Free Nurse Autonomy Decision Making Essay Sample
It is critical for nurses to respect clients’ autonomy in making decisions. However, for the decision to be autonomous it must have several distinct characteristics. Individuals should have the capacity of undertaking decisions on their own. Autonomous individuals have the capacity to govern themselves in a manner that is free and rational. Autonomous actions are actions that are free from external intervention or control. The individual is solely responsible in choosing the preferable alternative. In addition, autonomous action must be authentic. The actions of the individual should be in accordance with the individual’s desires, values, and principles. In addition, in making an autonomous decision the individual must reflect and evaluate the decisions in a conscious and coherent manner.
Miss Corrine Worthen refuses to perform kidney dialysis on a double amputee due to various complications that the patient experienced while undergoing the exercise in the past. The patient suffered from cardiac arrest and severe hemorrhaging while undergoing treatment. These conditions are acute health problems that may lead to the death of the patient. Miss Worthen was of the opinion that continuation of dialysis was detrimental to the health of the patient. Therefore, she asks the head nurse to reassign her to another patient due to the compassion she felt for the patient. The head nurse granted her request. However, on a later date, the head nurse requests her to undertake dialysis on the patient. She vehemently refuses to undertake dialysis on the patient despite the insistence of the head nurse and the patient’s family. According to the family failure to do dialysis would lead to the death of the patient and the family wants to keep the patient alive.
Nurses have the obligation of providing care to patients. However, in some instances the nurse has justification of refusing to offer treatment to a patient if she has personal opposition to the treatment. Dialysis made the patient suffer from life threatening complications. This was the main reason that made Miss Worthen refuse to continue giving the treatment. Miss Worthen has teleological justification of refusing to treat the patient. Therefore, she may argue that in refusing to treat the patient, she ensures that the patient does not face life-threatening consequences due to dialysis. Dialysis of the patient in the past led to severe hemorrhaging and cardiac arrest.
Therefore, Miss Worthen’s assumes her refusal treat the patient is in the best interest of the patient. Consequences of the treatment may result in the patient suffering an extremely painful death. Miss is sure that treatment would result in death since the complications occurred on two previous occasions. In addition, Miss Worthen feels pity for the double amputee who has already undergone so much suffering due to double amputation.

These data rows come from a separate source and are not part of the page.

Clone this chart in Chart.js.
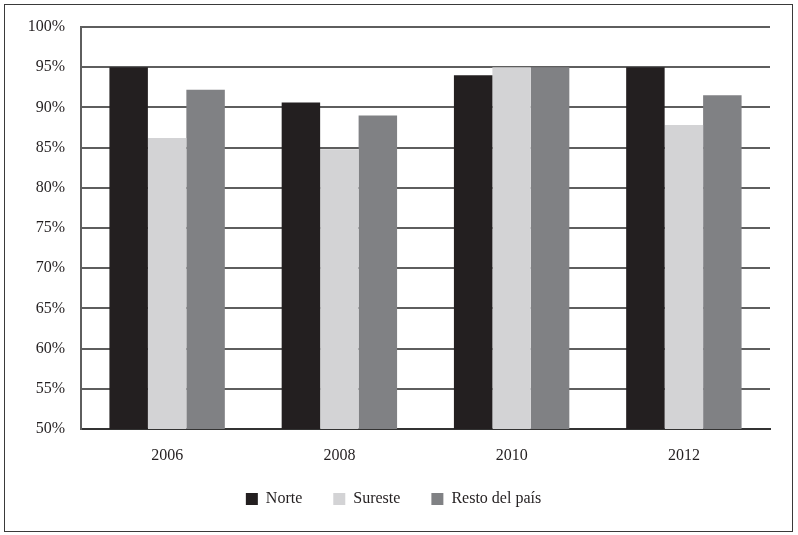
<!DOCTYPE html>
<html>
<head>
<meta charset="utf-8">
<script src="https://cdn.jsdelivr.net/npm/chart.js@4"></script>
<style>
  html, body { margin: 0; padding: 0; background: #fff; }
  #wrap { width: 798px; height: 535px; position: relative; }
</style>
</head>
<body>
<div id="wrap"><canvas id="c" width="798" height="535"></canvas></div>
<script>
const categories = ['2006', '2008', '2010', '2012'];
const norte   = [95, 90.6, 94.0, 95];
const sureste = [86.2, 84.8, 95, 87.8];
const resto   = [92.2, 89.0, 95, 91.5];
const seriesNames = ['Norte', 'Sureste', 'Resto del país'];
const yMin = 50, yMax = 100, yStep = 5;

const FONT = "'Liberation Serif', 'DejaVu Serif', serif";
const TEXT = '#231f20';

const framePlugin = {
  id: 'frame',
  beforeDraw(chart) {
    const ctx = chart.ctx;
    ctx.save();
    ctx.fillStyle = '#ffffff';
    ctx.fillRect(0, 0, chart.width, chart.height);
    ctx.restore();
  },
  afterDraw(chart) {
    const ctx = chart.ctx;
    ctx.save();
    ctx.strokeStyle = '#3a3a3a';
    ctx.lineWidth = 1;
    ctx.strokeRect(4.5, 4.5, 788, 527);
    ctx.restore();
  }
};

const legendPlacePlugin = {
  id: 'legendPlace',
  beforeInit(chart) {
    const orig = chart.legend.fit;
    chart.legend.fit = function () {
      orig.call(this);
      this.height = 64;
    };
  },
  afterLayout(chart) {
    const lg = chart.legend;
    lg.top -= 11;
    lg.bottom -= 11;
  }
};

new Chart(document.getElementById('c'), {
  type: 'bar',
  data: {
    labels: categories,
    datasets: [
      { label: seriesNames[0], data: norte,   backgroundColor: '#231f20' },
      { label: seriesNames[1], data: sureste, backgroundColor: '#d3d3d5' },
      { label: seriesNames[2], data: resto,   backgroundColor: '#808184' }
    ]
  },
  options: {
    responsive: false,
    animation: false,
    layout: { padding: { top: 27, right: 28, left: 17, bottom: 0 } },
    datasets: { bar: { categoryPercentage: 0.67, barPercentage: 1.0, borderWidth: 0 } },
    plugins: {
      legend: {
        position: 'bottom',
        labels: {
          boxWidth: 12, boxHeight: 12, padding: 31,
          color: TEXT,
          font: { family: FONT, size: 16 }
        }
      },
      tooltip: { enabled: false },
      title: { display: false }
    },
    scales: {
      x: {
        grid: { display: false, drawTicks: false },
        border: { display: true, color: '#333333', width: 2 },
        ticks: { color: TEXT, font: { family: FONT, size: 16 }, padding: 17 },
        afterFit(scale) { scale.height = 42; }
      },
      y: {
        min: yMin, max: yMax,
        grid: { color: '#5e5e5e', lineWidth: 2, drawTicks: false },
        border: { display: true, color: '#5e5e5e', width: 2 },
        ticks: {
          stepSize: yStep,
          color: TEXT,
          font: { family: FONT, size: 16 },
          padding: 16,
          callback: v => v + '%'
        },
        afterFit(scale) { scale.width = 64; }
      }
    }
  },
  plugins: [framePlugin, legendPlacePlugin]
});
</script>
</body>
</html>
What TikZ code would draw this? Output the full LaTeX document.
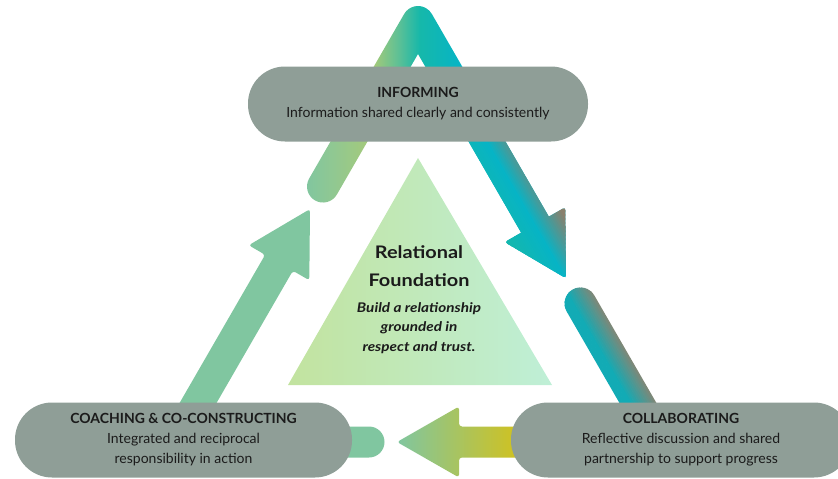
\documentclass[tikz,border=0pt]{standalone}
\usepackage{fontspec}
\setmainfont{Lato}
\newfontfamily\widelato{Lato}[FakeStretch=1.15]
\usetikzlibrary{calc}
\definecolor{pillgrey}{HTML}{8F9E97}
\definecolor{seagreen}{HTML}{80C6A0}
\definecolor{sagegreen}{HTML}{92C890}
\definecolor{limegreen}{HTML}{A6CA78}
\definecolor{mintgreen}{HTML}{5CC096}
\definecolor{greenteal}{HTML}{16B8AA}
\definecolor{arrowteal}{HTML}{06B4C6}
\definecolor{armbrown}{HTML}{8A806C}
\definecolor{segteal}{HTML}{12ABB5}
\definecolor{segbrown}{HTML}{7E8878}
\definecolor{goldgreen}{HTML}{BDC44E}
\definecolor{gold}{HTML}{D8C114}
\definecolor{trilime}{HTML}{C2E39F}
\definecolor{trimint}{HTML}{A9EBD0}
\definecolor{tripale}{HTML}{BFEFD7}
\definecolor{inktext}{HTML}{1B1B1B}
\pgfdeclarehorizontalshading{apexfill}{100bp}{color(0bp)=(seagreen); color(25bp)=(seagreen); color(31bp)=(sagegreen); color(38bp)=(limegreen); color(43bp)=(mintgreen); color(47bp)=(greenteal); color(55bp)=(arrowteal); color(100bp)=(arrowteal)}

\begin{document}
\begin{tikzpicture}[x=1pt, y=-1pt,
  pill/.style={fill=pillgrey, rounded corners=37pt, minimum height=75pt, align=center, text=inktext, font=\fontsize{14}{20}\selectfont},
  stripe/.style={line width=2.6pt}]
\useasboundingbox (0,0) rectangle (838,479);
\coordinate (A) at (418,22);
\coordinate (Lc) at ($(A)+(120:190)$);
\coordinate (Lt) at ($(A)+(120:216)$);
\coordinate (Lh) at ($(A)+(120:278)$);
\coordinate (Lb) at ($(A)+(120:470)$);
\coordinate (Rs) at ($(A)+(60:100)$);
\coordinate (Rh) at ($(A)+(60:234)$);
\coordinate (Rt) at ($(A)+(60:296)$);
\coordinate (Rc) at ($(A)+(60:325)$);
\coordinate (Rb) at ($(A)+(60:470)$);
\coordinate (Bt) at (397,442);
\coordinate (Bh) at (459,442);
\coordinate (Bb) at (530,442);
\coordinate (Sc) at (369,442);
\coordinate (Sb) at (330,442);
\coordinate (T1) at (418,158);
\coordinate (T2) at (552,385);
\coordinate (T3) at (288,385);

\shade[left color=trilime, middle color=trimint, right color=tripale] (T1) -- (T2) -- (T3) -- cycle;

\fill[seagreen, rounded corners=3pt] ($(Lb)+(210:16)$) -- ($(Lh)+(210:16)$) -- ($(Lh)+(210:35)$) -- (Lt) -- ($(Lh)+(30:35)$) -- ($(Lh)+(30:16)$) -- ($(Lb)+(30:16)$) -- cycle;

\shade[shading=apexfill] ($(Lc)+(210:16)$) -- ($(A)+(210:16)$) arc[start angle=210, end angle=330, radius=16]
  -- ($(Rh)+(330:16)$) [rounded corners=3pt] -- ($(Rh)+(330:35)$) -- (Rt) -- ($(Rh)+(150:35)$) [sharp corners] -- ($(Rh)+(150:16)$)
  -- ($(A)+(90:32)$) -- ($(Lc)+(30:16)$) arc[start angle=30, end angle=210, radius=16] -- cycle;

\begin{scope}
\clip ($(Rs)+(330:16)$) -- ($(Rh)+(330:16)$) [rounded corners=3pt] -- ($(Rh)+(330:35)$) -- (Rt) -- ($(Rh)+(150:35)$) [sharp corners] -- ($(Rh)+(150:16)$) -- ($(Rs)+(150:16)$) -- cycle;
\foreach \k in {-36,-34,...,0} {
  \pgfmathsetmacro\q{abs(\k)*100/36}
  \draw[stripe, color=greenteal!\q!arrowteal] ($(Rs)+(330:\k)$) -- ($(Rt)+(330:\k)+(60:4)$);
}
\foreach \k in {2,4,...,36} {
  \pgfmathsetmacro\p{min(100,\k*100/30)}
  \draw[stripe, color=armbrown!\p!arrowteal] ($(Rs)+(330:\k)$) -- ($(Rt)+(330:\k)+(60:4)$);
}
\end{scope}

\begin{scope}
\clip ($(Rb)+(150:16)$) -- ($(Rc)+(150:16)$) arc[start angle=150, end angle=330, radius=16] -- ($(Rb)+(330:16)$) -- cycle;
\foreach \k in {-16,-14,...,16} {
  \pgfmathsetmacro\p{max(0,\k+6)*100/22}
  \draw[stripe, color=segbrown!\p!segteal] ($(Rc)+(330:\k)+(240:18)$) -- ($(Rb)+(330:\k)$);
}
\end{scope}

\shade[left color=seagreen, middle color=goldgreen, right color=gold, rounded corners=3pt] ($(Bb)+(0,-15.5)$) -- ($(Bh)+(0,-15.5)$) -- ($(Bh)+(0,-35.5)$) -- (Bt) -- ($(Bh)+(0,35.5)$) -- ($(Bh)+(0,15.5)$) -- ($(Bb)+(0,15.5)$) -- cycle;
\fill[seagreen] ($(Sb)+(0,-15.5)$) -- ($(Sc)+(0,-15.5)$) arc[start angle=270, end angle=450, radius=15.5] -- ($(Sb)+(0,15.5)$) -- cycle;

\node[pill, minimum width=340pt] (INF) at (418,104) {\textbf{INFORMING}\\Information shared clearly and consistently};
\node[pill, minimum width=337pt] (COA) at (183.5,440) {\textbf{COACHING \& CO-CONSTRUCTING}\\Integrated and reciprocal\\responsibility in action};
\node[pill, minimum width=340pt] (COL) at (681,440) {\textbf{COLLABORATING}\\Reflective discussion and shared\\partnership to support progress};
\node[font=\widelato\fontsize{17.3}{28}\selectfont\bfseries, align=center, text=inktext] (RF) at (419,266) {Relational\\Foundation};
\node[font=\widelato\fontsize{13.3}{19.5}\selectfont\bfseries\itshape, align=center, text=inktext] (RB) at (419,328) {Build a relationship\\grounded in\\respect and trust.};
\end{tikzpicture}
\end{document}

Miss Worthen thinks that it is morally wrong for a person to undertake a procedure that would certainly lead to inflicting pain on the other party. This is regardless of the insistence of the other party. In addition, the patient does not make the autonomous decision of seeking treatment. The patient’s family is responsible for making the decision. The patient family wants the patient to be kept alive and were of the view that failure to dialyze the patient would lead to death of the patient. Miss Worthen rejects the insistence by the family to keep the patient alive regardless of the pain she may undergo just to be kept alive. According to Miss Worthen the patient would ultimately die. However, dialysis would make death come sooner but in a more painful way.
Miss Worthen does not have deontological justification in refusing to treat the patient. Miss Worthen has a moral obligation of respecting the client’s autonomous decision of seeking treatment despite the complication that the client experienced in undergoing that treatment in the past. According to Kant, the nurses have a moral obligation to respect the autonomous decision of the clients. Kant hypothesizes that rational moral agents, are ends-in-themselves. Therefore, an individual must respect the independence of the moral agents by treating them as end-in-themselves. Thus, Miss Worthen has an obligation of treating the client by respecting his independent decision. Kant further argues that violating the decisions of the clients is to treat them as a means. This is wrong since the individual “uses” the clients to achieve their individual objectives to the detriment of the wishes of the client.
Miss Worthen refuses to treat the client due to personal reasons. This makes her selfish in not heeding to the client’s need to be treated. Therefore, Miss Worthen is “using” the client to fulfill her own goals. The general assumption taken is the patient made the autonomous decision of seeking treatment. However, it is not clear whether the patient made the autonomous decision of seeking the initial treatment, or the family made the decision. Thus, whether the patient or the family made the initial decision of seeking treatment Miss Worthen does not have deontological justification in refusing to treat the patient.
The head nurse was wrong in firing Miss Worthen. The head nurse wrongly interpreted the code of Professional Ethics for nurses. The code of ethics states that if a nurse has personal reasons for objecting to offer treatment of a patient, the nurse refuse in advance, so that other arrangements may be made on the patient’s nursing care. Miss Worthen had refused to treat the patient several months earlier, due to the complications the patient was experiencing. This gives the patient’s family and the head nurse enough time to look for other means of providing nursing care to the patient. In addition, the code of ethics states that, in case of emergency, the nurse should provide the best possible care. In this case, the best care is “no care” at all.